National security police in Hong Kong have apparently blocked the website of a church on the democratic island of Taiwan and hacked into its database after it raised funds to aid people fleeing arrest in connection with the 2019 protest movement, organizers told RFA on Monday.
Church member Hwang Chun-sheng said the site has been blocked for a week, and its database hacked.
"It's pretty pointless just shutting down our public website; it's just tedious, and really it's all about scoring a big propaganda point with the domestic audience [in mainland China]," Hwang said.
"But it is also an indicator of the mainlandization of Hong Kong ... maybe Hong Kong will be next [to be put behind the Great Firewall]," he said.
According to the Wei Wei Po newspaper, which is controlled by the ruling Chinese Communist Party (CCP), the Presbyterian Church had launched a fund-raising campaign to help people fleeing in the wake of the movement.

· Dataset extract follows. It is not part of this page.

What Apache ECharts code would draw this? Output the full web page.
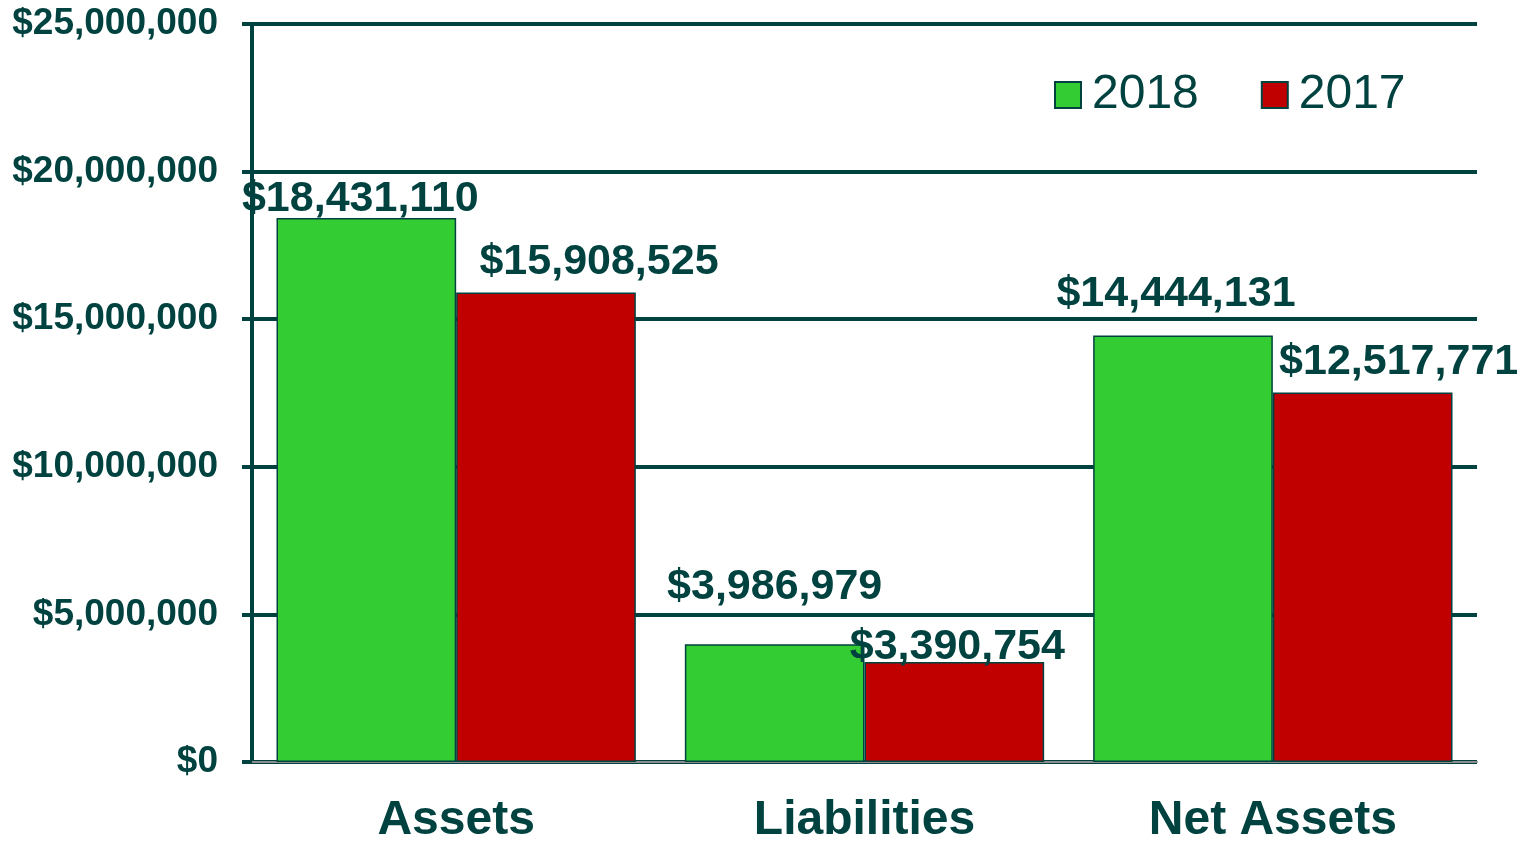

"The Taiwan Presbyterian Church expressed support for rioters during the turmoil in Hong Kong over the [extradition] law, and was also implicated in investigations by the national security division of the Hong Kong Police Force into radio talk show host Giggs," the paper said.
Wan Siu-yin, who is known by his nickname Giggs, was arrested on suspicion of "seditious intent," over comments he made during online radio shows he hosted from August to October 2020.
Wan, 52, has been charged with "acting with seditious intent" in online programs that he hosted between August and October last year, after he publicized the fund-raising campaign on his show.
"In the event of a crime that endangers national security, the service provider may be required to remove [content or access to content] with the approval of the secretary for security," the Wen Wei Po reported, citing the national security law imposed on Hong Kong from July 1, 2020, which outlaws public criticism of, or peaceful opposition to, the authorities.
The crowdfunding campaign raised more than H.K.$10 million (US$1.29 million), H.K.$4 million of which was transferred to the Taiwan church’s bank account.
The paper said the church was "an advocate of independence for Taiwan," a phrase used by the CCP to describe anyone who opposes its claim on the country, which has never formed part of the People's Republic of China, nor been controlled by the CCP.
Hwang said the church is now communicating with activists in Hong Kong using VPNs and encryption, with regular email and Facebook Messenger too compromised.
He said the church has been involved in ongoing fundraising for Hongkongers who fled to Taiwan to pursue college degrees as a way of avoiding repercussions for their role in the 2019 protests, but who have since run out of money and can't go home.
"We try not to let them drop out after a year, and find ways to keep them in their study programs," Hwang said. "We find jobs for some of the students."
Taiwan has meanwhile announced it will tighten the rules around applications from Hong Kong residents for its permanent residence card, requiring them to remain there for two years before applying.
Media reports said the move was an apparent bid to prevent 'fake' Hong Kong protesters working for the CCP from infiltrating the island.
In January, Hong Kong police blocked HKChronicles, a website dedicated to publishing first-hand accounts of the Hong Kong pro-democracy movement.
The block was the first indication that China may be exporting its Great Firewall to the city since the national security law took effect. Police have declined to confirm publicly that they took action, but responded by citing the relevant section of the law.
Attempts to connect to the Presbyterian Church of Taiwan's website at www.pct.org.tw from the United Kingdom on Monday resulted in a browser warning that the connection was "not private."
"Attackers might be trying to steal your information from www.pct.org.tw (for example, passwords, messages, or credit cards)," it said. "This may be caused by a misconfiguration or an attacker intercepting your connection."
Social media users said the website of Taiwan's ruling Democratic Progressive Party (DPP) was also failing to load from around the world, suggesting it had been hacked.
The site failed to load, leaving a timed-out connection, when browsed from the U.K. on Monday.